Restate the data word for word and leave the images out.
### DATA PROVIDED
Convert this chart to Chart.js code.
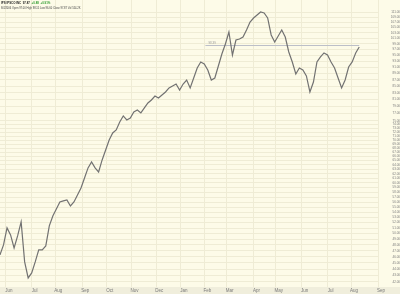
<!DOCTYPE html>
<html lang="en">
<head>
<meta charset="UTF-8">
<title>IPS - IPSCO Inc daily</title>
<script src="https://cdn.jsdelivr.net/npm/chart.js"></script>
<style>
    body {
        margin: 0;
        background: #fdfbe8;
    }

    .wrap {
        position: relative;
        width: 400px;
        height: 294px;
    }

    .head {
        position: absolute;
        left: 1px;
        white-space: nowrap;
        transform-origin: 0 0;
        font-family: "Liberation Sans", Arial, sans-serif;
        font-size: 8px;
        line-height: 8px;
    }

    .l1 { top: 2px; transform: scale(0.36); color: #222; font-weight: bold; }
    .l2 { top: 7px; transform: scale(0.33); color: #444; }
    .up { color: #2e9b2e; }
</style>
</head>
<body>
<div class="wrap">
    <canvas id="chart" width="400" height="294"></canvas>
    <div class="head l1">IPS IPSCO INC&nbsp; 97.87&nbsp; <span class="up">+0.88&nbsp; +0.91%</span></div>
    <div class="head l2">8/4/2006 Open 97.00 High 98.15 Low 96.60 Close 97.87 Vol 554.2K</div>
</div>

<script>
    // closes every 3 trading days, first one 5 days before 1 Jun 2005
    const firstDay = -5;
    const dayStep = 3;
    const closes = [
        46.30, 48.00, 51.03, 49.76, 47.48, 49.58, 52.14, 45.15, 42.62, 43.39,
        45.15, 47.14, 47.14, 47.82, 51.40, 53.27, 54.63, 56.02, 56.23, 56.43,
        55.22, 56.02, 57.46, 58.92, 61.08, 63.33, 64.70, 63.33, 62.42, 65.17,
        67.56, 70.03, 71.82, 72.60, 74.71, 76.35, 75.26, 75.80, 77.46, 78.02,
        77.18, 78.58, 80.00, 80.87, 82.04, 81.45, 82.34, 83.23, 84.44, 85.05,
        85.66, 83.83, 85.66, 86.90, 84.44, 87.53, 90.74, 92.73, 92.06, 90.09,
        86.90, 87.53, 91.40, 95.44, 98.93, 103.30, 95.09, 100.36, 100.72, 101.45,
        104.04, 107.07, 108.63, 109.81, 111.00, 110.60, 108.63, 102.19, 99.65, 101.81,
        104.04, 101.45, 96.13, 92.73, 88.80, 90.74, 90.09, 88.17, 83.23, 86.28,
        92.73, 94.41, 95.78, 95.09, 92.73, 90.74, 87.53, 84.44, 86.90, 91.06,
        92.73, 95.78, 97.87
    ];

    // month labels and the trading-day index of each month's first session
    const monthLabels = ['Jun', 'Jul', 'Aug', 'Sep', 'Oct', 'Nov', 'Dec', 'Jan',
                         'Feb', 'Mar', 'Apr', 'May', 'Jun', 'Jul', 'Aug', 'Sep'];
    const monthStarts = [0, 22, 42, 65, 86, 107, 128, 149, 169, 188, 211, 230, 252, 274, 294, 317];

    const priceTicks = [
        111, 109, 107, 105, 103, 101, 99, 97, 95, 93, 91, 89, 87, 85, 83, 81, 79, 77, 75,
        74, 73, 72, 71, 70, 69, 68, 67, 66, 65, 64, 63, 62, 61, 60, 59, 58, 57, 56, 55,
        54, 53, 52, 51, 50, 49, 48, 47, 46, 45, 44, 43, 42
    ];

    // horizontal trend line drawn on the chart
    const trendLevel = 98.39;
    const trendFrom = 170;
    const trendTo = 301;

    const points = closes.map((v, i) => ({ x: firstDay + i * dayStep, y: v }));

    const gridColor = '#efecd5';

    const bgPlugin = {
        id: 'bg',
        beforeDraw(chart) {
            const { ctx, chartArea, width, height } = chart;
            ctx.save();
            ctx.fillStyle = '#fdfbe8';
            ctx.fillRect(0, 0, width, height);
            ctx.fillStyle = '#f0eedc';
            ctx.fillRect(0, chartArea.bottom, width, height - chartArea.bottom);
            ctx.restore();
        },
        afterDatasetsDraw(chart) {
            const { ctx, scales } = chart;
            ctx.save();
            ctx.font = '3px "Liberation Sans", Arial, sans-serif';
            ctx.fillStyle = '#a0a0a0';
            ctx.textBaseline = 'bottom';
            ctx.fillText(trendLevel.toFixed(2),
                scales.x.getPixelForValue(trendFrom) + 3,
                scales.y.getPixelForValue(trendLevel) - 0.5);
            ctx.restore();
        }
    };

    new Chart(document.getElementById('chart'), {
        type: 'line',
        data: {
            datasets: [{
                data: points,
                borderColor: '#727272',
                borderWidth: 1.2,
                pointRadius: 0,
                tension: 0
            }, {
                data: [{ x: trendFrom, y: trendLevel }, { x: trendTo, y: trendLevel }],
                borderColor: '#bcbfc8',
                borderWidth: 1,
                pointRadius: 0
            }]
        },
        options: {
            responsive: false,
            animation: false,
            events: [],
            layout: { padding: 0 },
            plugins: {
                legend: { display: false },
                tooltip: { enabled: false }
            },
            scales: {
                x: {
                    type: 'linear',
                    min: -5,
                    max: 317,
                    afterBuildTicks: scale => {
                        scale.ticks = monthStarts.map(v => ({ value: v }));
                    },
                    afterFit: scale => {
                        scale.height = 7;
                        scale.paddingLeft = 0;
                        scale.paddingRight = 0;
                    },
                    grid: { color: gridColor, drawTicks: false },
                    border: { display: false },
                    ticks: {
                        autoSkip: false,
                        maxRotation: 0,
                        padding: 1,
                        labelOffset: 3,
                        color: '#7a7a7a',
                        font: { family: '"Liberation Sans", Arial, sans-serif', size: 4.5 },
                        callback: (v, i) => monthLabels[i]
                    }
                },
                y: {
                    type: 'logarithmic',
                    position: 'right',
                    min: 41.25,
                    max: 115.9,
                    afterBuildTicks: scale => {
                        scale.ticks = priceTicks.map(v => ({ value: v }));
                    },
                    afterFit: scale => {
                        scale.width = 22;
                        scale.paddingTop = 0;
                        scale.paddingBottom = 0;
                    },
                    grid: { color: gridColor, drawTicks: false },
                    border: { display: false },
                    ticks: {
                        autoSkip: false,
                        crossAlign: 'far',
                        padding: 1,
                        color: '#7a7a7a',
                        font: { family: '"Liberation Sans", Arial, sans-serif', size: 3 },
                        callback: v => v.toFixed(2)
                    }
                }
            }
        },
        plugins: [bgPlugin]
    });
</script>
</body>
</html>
######
#### TASK OUTPUT
Convert this chart to Chart.js code.
<!DOCTYPE html>
<html lang="en">
<head>
<meta charset="UTF-8">
<title>IPS - IPSCO Inc daily</title>
<script src="https://cdn.jsdelivr.net/npm/chart.js"></script>
<style>
    body {
        margin: 0;
        background: #fdfbe8;
    }

    .wrap {
        position: relative;
        width: 400px;
        height: 294px;
    }

    .head {
        position: absolute;
        left: 1px;
        white-space: nowrap;
        transform-origin: 0 0;
        font-family: "Liberation Sans", Arial, sans-serif;
        font-size: 8px;
        line-height: 8px;
    }

    .l1 { top: 2px; transform: scale(0.36); color: #222; font-weight: bold; }
    .l2 { top: 7px; transform: scale(0.33); color: #444; }
    .up { color: #2e9b2e; }
</style>
</head>
<body>
<div class="wrap">
    <canvas id="chart" width="400" height="294"></canvas>
    <div class="head l1">IPS IPSCO INC&nbsp; 97.87&nbsp; <span class="up">+0.88&nbsp; +0.91%</span></div>
    <div class="head l2">8/4/2006 Open 97.00 High 98.15 Low 96.60 Close 97.87 Vol 554.2K</div>
</div>

<script>
    // closes every 3 trading days, first one 5 days before 1 Jun 2005
    const firstDay = -5;
    const dayStep = 3;
    const closes = [
        46.30, 48.00, 51.03, 49.76, 47.48, 49.58, 52.14, 45.15, 42.62, 43.39,
        45.15, 47.14, 47.14, 47.82, 51.40, 53.27, 54.63, 56.02, 56.23, 56.43,
        55.22, 56.02, 57.46, 58.92, 61.08, 63.33, 64.70, 63.33, 62.42, 65.17,
        67.56, 70.03, 71.82, 72.60, 74.71, 76.35, 75.26, 75.80, 77.46, 78.02,
        77.18, 78.58, 80.00, 80.87, 82.04, 81.45, 82.34, 83.23, 84.44, 85.05,
        85.66, 83.83, 85.66, 86.90, 84.44, 87.53, 90.74, 92.73, 92.06, 90.09,
        86.90, 87.53, 91.40, 95.44, 98.93, 103.30, 95.09, 100.36, 100.72, 101.45,
        104.04, 107.07, 108.63, 109.81, 111.00, 110.60, 108.63, 102.19, 99.65, 101.81,
        104.04, 101.45, 96.13, 92.73, 88.80, 90.74, 90.09, 88.17, 83.23, 86.28,
        92.73, 94.41, 95.78, 95.09, 92.73, 90.74, 87.53, 84.44, 86.90, 91.06,
        92.73, 95.78, 97.87
    ];

    // month labels and the trading-day index of each month's first session
    const monthLabels = ['Jun', 'Jul', 'Aug', 'Sep', 'Oct', 'Nov', 'Dec', 'Jan',
                         'Feb', 'Mar', 'Apr', 'May', 'Jun', 'Jul', 'Aug', 'Sep'];
    const monthStarts = [0, 22, 42, 65, 86, 107, 128, 149, 169, 188, 211, 230, 252, 274, 294, 317];

    const priceTicks = [
        111, 109, 107, 105, 103, 101, 99, 97, 95, 93, 91, 89, 87, 85, 83, 81, 79, 77, 75,
        74, 73, 72, 71, 70, 69, 68, 67, 66, 65, 64, 63, 62, 61, 60, 59, 58, 57, 56, 55,
        54, 53, 52, 51, 50, 49, 48, 47, 46, 45, 44, 43, 42
    ];

    // horizontal trend line drawn on the chart
    const trendLevel = 98.39;
    const trendFrom = 170;
    const trendTo = 301;

    const points = closes.map((v, i) => ({ x: firstDay + i * dayStep, y: v }));

    const gridColor = '#efecd5';

    const bgPlugin = {
        id: 'bg',
        beforeDraw(chart) {
            const { ctx, chartArea, width, height } = chart;
            ctx.save();
            ctx.fillStyle = '#fdfbe8';
            ctx.fillRect(0, 0, width, height);
            ctx.fillStyle = '#f0eedc';
            ctx.fillRect(0, chartArea.bottom, width, height - chartArea.bottom);
            ctx.restore();
        },
        afterDatasetsDraw(chart) {
            const { ctx, scales } = chart;
            ctx.save();
            ctx.font = '3px "Liberation Sans", Arial, sans-serif';
            ctx.fillStyle = '#a0a0a0';
            ctx.textBaseline = 'bottom';
            ctx.fillText(trendLevel.toFixed(2),
                scales.x.getPixelForValue(trendFrom) + 3,
                scales.y.getPixelForValue(trendLevel) - 0.5);
            ctx.restore();
        }
    };

    new Chart(document.getElementById('chart'), {
        type: 'line',
        data: {
            datasets: [{
                data: points,
                borderColor: '#727272',
                borderWidth: 1.2,
                pointRadius: 0,
                tension: 0
            }, {
                data: [{ x: trendFrom, y: trendLevel }, { x: trendTo, y: trendLevel }],
                borderColor: '#bcbfc8',
                borderWidth: 1,
                pointRadius: 0
            }]
        },
        options: {
            responsive: false,
            animation: false,
            events: [],
            layout: { padding: 0 },
            plugins: {
                legend: { display: false },
                tooltip: { enabled: false }
            },
            scales: {
                x: {
                    type: 'linear',
                    min: -5,
                    max: 317,
                    afterBuildTicks: scale => {
                        scale.ticks = monthStarts.map(v => ({ value: v }));
                    },
                    afterFit: scale => {
                        scale.height = 7;
                        scale.paddingLeft = 0;
                        scale.paddingRight = 0;
                    },
                    grid: { color: gridColor, drawTicks: false },
                    border: { display: false },
                    ticks: {
                        autoSkip: false,
                        maxRotation: 0,
                        padding: 1,
                        labelOffset: 3,
                        color: '#7a7a7a',
                        font: { family: '"Liberation Sans", Arial, sans-serif', size: 4.5 },
                        callback: (v, i) => monthLabels[i]
                    }
                },
                y: {
                    type: 'logarithmic',
                    position: 'right',
                    min: 41.25,
                    max: 115.9,
                    afterBuildTicks: scale => {
                        scale.ticks = priceTicks.map(v => ({ value: v }));
                    },
                    afterFit: scale => {
                        scale.width = 22;
                        scale.paddingTop = 0;
                        scale.paddingBottom = 0;
                    },
                    grid: { color: gridColor, drawTicks: false },
                    border: { display: false },
                    ticks: {
                        autoSkip: false,
                        crossAlign: 'far',
                        padding: 1,
                        color: '#7a7a7a',
                        font: { family: '"Liberation Sans", Arial, sans-serif', size: 3 },
                        callback: v => v.toFixed(2)
                    }
                }
            }
        },
        plugins: [bgPlugin]
    });
</script>
</body>
</html>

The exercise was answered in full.